■ Given entries ■
▼

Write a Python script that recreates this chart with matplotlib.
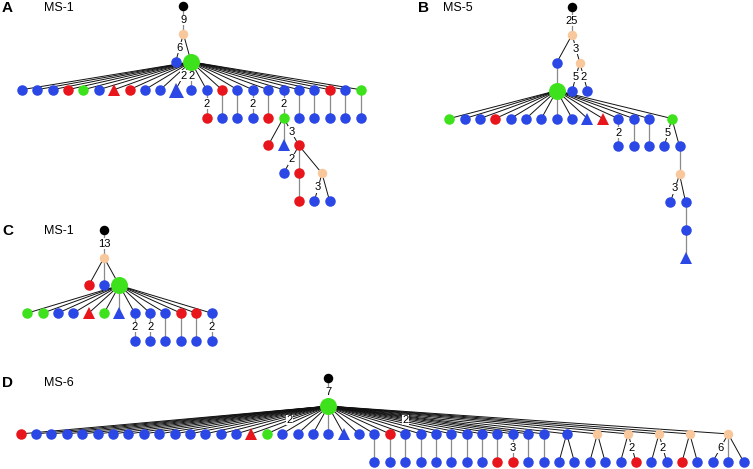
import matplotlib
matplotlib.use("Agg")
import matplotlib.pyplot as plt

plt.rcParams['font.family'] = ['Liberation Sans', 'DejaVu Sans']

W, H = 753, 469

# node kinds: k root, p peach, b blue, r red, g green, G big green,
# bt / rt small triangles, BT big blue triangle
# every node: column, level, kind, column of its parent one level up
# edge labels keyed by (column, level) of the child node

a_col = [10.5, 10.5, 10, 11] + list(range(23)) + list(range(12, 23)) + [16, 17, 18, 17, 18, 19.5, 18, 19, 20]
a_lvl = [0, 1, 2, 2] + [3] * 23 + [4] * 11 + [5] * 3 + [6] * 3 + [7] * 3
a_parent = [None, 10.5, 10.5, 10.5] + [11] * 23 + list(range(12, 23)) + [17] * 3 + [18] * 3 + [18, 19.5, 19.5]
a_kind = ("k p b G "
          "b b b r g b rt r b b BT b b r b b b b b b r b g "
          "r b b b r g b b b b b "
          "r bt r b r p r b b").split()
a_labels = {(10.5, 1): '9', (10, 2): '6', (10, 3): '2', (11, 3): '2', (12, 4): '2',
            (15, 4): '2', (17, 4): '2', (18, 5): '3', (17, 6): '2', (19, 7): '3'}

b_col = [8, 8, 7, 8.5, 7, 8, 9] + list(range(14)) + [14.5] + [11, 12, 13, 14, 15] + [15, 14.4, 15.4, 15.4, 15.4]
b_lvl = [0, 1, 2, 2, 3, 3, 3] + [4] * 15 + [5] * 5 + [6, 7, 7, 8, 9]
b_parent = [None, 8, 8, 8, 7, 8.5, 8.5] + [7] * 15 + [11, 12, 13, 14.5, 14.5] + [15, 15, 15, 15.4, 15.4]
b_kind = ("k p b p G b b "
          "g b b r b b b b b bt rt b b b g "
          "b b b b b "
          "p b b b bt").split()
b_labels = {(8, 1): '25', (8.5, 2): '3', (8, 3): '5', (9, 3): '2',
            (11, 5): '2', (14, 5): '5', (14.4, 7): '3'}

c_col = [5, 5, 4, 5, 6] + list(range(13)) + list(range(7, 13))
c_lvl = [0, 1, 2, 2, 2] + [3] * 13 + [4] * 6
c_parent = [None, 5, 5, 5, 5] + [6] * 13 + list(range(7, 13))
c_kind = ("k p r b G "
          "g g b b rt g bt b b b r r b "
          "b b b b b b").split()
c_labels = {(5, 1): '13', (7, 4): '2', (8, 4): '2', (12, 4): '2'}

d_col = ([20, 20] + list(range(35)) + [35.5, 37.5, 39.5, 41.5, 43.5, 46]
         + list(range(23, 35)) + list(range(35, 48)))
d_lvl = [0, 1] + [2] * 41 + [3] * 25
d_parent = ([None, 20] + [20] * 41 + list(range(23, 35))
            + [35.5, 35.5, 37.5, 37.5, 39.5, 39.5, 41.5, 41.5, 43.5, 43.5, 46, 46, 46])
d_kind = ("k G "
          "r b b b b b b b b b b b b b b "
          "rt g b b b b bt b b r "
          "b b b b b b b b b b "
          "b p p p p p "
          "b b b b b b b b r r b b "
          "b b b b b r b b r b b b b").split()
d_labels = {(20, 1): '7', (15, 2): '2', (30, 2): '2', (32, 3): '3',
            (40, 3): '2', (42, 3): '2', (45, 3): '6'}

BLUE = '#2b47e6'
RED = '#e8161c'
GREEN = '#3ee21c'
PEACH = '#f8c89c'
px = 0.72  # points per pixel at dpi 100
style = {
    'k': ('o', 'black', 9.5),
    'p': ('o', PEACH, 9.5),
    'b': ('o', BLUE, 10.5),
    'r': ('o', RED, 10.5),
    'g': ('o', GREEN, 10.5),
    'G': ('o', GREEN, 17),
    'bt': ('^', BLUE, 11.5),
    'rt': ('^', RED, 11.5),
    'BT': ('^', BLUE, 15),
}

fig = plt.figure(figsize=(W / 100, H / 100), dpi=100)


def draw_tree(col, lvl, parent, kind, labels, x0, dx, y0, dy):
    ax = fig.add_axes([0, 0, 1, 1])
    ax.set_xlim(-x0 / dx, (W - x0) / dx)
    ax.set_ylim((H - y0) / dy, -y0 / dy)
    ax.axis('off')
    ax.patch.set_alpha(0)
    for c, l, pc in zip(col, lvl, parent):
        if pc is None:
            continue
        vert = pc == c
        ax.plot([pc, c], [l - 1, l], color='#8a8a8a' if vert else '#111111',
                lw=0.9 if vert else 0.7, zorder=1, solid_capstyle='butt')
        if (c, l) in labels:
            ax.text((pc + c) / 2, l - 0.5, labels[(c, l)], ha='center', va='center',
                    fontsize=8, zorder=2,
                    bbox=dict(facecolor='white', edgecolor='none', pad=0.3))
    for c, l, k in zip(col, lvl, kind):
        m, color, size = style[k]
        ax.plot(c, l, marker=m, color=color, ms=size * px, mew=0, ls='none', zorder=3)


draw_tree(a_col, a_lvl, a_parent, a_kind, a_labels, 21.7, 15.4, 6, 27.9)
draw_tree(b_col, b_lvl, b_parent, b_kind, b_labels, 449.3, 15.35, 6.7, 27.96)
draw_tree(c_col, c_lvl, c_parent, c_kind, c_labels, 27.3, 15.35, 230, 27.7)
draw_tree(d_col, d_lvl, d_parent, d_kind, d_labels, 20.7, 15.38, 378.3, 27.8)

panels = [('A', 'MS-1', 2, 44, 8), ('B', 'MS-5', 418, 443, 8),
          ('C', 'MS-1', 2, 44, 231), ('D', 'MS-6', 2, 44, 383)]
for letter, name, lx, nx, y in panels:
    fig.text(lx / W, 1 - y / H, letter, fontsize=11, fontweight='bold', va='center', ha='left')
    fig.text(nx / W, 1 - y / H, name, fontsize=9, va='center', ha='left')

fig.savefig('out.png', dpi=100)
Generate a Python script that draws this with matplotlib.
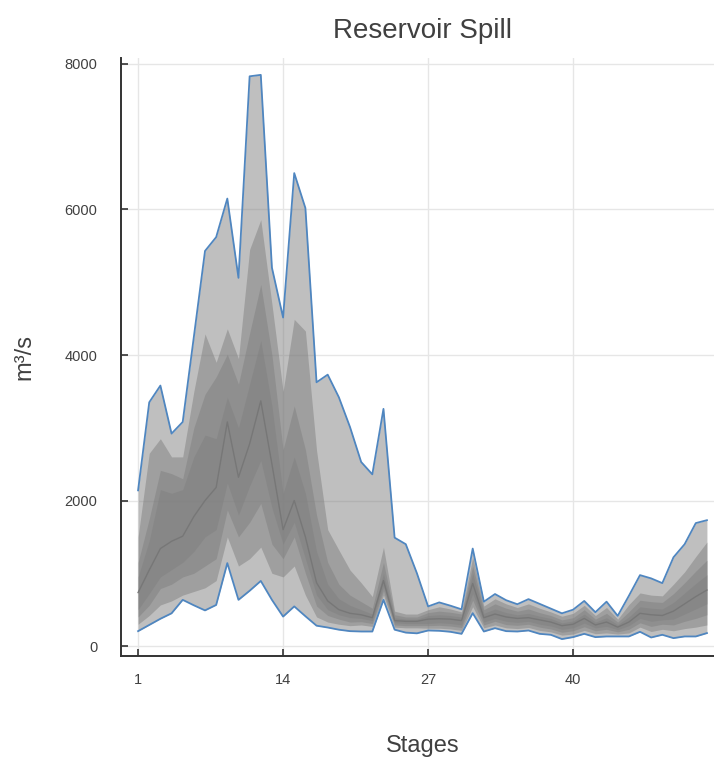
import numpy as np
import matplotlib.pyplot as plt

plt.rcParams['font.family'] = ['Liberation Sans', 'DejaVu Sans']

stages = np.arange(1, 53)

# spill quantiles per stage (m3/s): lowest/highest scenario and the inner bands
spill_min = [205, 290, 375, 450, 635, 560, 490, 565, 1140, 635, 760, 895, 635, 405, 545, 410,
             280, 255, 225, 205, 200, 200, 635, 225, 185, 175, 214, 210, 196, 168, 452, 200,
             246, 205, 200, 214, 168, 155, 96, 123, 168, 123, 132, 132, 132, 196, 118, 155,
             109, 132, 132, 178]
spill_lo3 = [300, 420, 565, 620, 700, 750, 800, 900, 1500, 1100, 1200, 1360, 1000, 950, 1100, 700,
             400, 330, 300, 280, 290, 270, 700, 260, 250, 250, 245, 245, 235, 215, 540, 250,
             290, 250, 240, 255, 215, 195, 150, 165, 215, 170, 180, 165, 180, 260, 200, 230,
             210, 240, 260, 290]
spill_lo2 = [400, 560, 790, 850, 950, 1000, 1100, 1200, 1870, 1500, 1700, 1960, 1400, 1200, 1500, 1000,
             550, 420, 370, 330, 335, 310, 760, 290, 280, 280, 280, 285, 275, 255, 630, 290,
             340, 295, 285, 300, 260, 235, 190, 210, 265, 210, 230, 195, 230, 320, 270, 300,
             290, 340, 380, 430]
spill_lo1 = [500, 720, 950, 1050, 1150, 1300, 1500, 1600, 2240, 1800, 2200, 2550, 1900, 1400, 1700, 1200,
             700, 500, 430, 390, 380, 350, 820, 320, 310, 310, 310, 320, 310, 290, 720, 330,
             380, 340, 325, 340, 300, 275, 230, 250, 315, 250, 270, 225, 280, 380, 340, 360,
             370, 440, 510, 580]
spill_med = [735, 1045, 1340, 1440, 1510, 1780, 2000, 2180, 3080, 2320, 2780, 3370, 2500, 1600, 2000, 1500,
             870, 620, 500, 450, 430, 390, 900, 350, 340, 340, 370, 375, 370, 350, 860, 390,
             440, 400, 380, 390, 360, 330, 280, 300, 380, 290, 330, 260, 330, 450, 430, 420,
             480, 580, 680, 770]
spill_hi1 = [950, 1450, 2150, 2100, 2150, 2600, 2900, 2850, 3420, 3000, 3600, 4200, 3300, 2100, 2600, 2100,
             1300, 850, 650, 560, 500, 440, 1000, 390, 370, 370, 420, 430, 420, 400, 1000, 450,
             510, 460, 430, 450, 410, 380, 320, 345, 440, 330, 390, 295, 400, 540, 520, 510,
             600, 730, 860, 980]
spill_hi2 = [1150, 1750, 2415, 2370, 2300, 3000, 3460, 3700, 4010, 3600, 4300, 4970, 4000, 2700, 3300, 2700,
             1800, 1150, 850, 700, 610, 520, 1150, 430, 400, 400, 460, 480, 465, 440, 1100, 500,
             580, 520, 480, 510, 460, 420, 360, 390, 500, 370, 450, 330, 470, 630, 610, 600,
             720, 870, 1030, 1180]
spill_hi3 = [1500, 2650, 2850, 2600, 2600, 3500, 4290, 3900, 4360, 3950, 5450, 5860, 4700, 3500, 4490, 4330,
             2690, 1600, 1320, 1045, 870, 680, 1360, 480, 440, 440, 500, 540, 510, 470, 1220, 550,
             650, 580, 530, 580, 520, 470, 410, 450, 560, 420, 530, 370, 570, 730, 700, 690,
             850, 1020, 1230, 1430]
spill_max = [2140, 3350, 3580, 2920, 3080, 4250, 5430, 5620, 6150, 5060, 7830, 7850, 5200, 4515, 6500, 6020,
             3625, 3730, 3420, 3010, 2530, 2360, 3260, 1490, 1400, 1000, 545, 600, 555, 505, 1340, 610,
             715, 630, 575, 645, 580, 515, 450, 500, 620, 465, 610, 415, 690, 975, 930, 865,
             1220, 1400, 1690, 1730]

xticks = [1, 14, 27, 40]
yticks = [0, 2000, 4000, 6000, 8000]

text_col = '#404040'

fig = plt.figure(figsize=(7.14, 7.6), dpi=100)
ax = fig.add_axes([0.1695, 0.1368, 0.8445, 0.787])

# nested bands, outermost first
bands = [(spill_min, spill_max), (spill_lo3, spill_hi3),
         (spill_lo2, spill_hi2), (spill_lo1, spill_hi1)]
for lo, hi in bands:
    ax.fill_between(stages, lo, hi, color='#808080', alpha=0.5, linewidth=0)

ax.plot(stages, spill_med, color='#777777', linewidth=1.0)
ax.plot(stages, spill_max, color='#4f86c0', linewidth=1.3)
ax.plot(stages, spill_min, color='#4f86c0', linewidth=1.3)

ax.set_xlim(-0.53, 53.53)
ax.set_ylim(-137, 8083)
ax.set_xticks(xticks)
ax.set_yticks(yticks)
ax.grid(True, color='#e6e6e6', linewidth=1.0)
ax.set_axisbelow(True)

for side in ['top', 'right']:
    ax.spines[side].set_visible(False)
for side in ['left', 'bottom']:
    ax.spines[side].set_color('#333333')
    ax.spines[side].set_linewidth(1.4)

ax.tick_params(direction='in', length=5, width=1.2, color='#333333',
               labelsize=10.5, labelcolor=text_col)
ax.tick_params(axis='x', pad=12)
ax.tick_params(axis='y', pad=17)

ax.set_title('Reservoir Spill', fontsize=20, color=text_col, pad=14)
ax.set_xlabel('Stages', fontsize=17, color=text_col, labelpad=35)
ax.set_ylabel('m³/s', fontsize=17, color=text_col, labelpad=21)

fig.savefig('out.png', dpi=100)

▲

■ Goal ■
Leave out the pictures, and copy only the lines from the one holding "Generate a Python" through the one holding "stages = np.arange(1, 53)", exactly as written.

■ Result of this task ■
Generate a Python script that draws this with matplotlib.
import numpy as np
import matplotlib.pyplot as plt

plt.rcParams['font.family'] = ['Liberation Sans', 'DejaVu Sans']

stages = np.arange(1, 53)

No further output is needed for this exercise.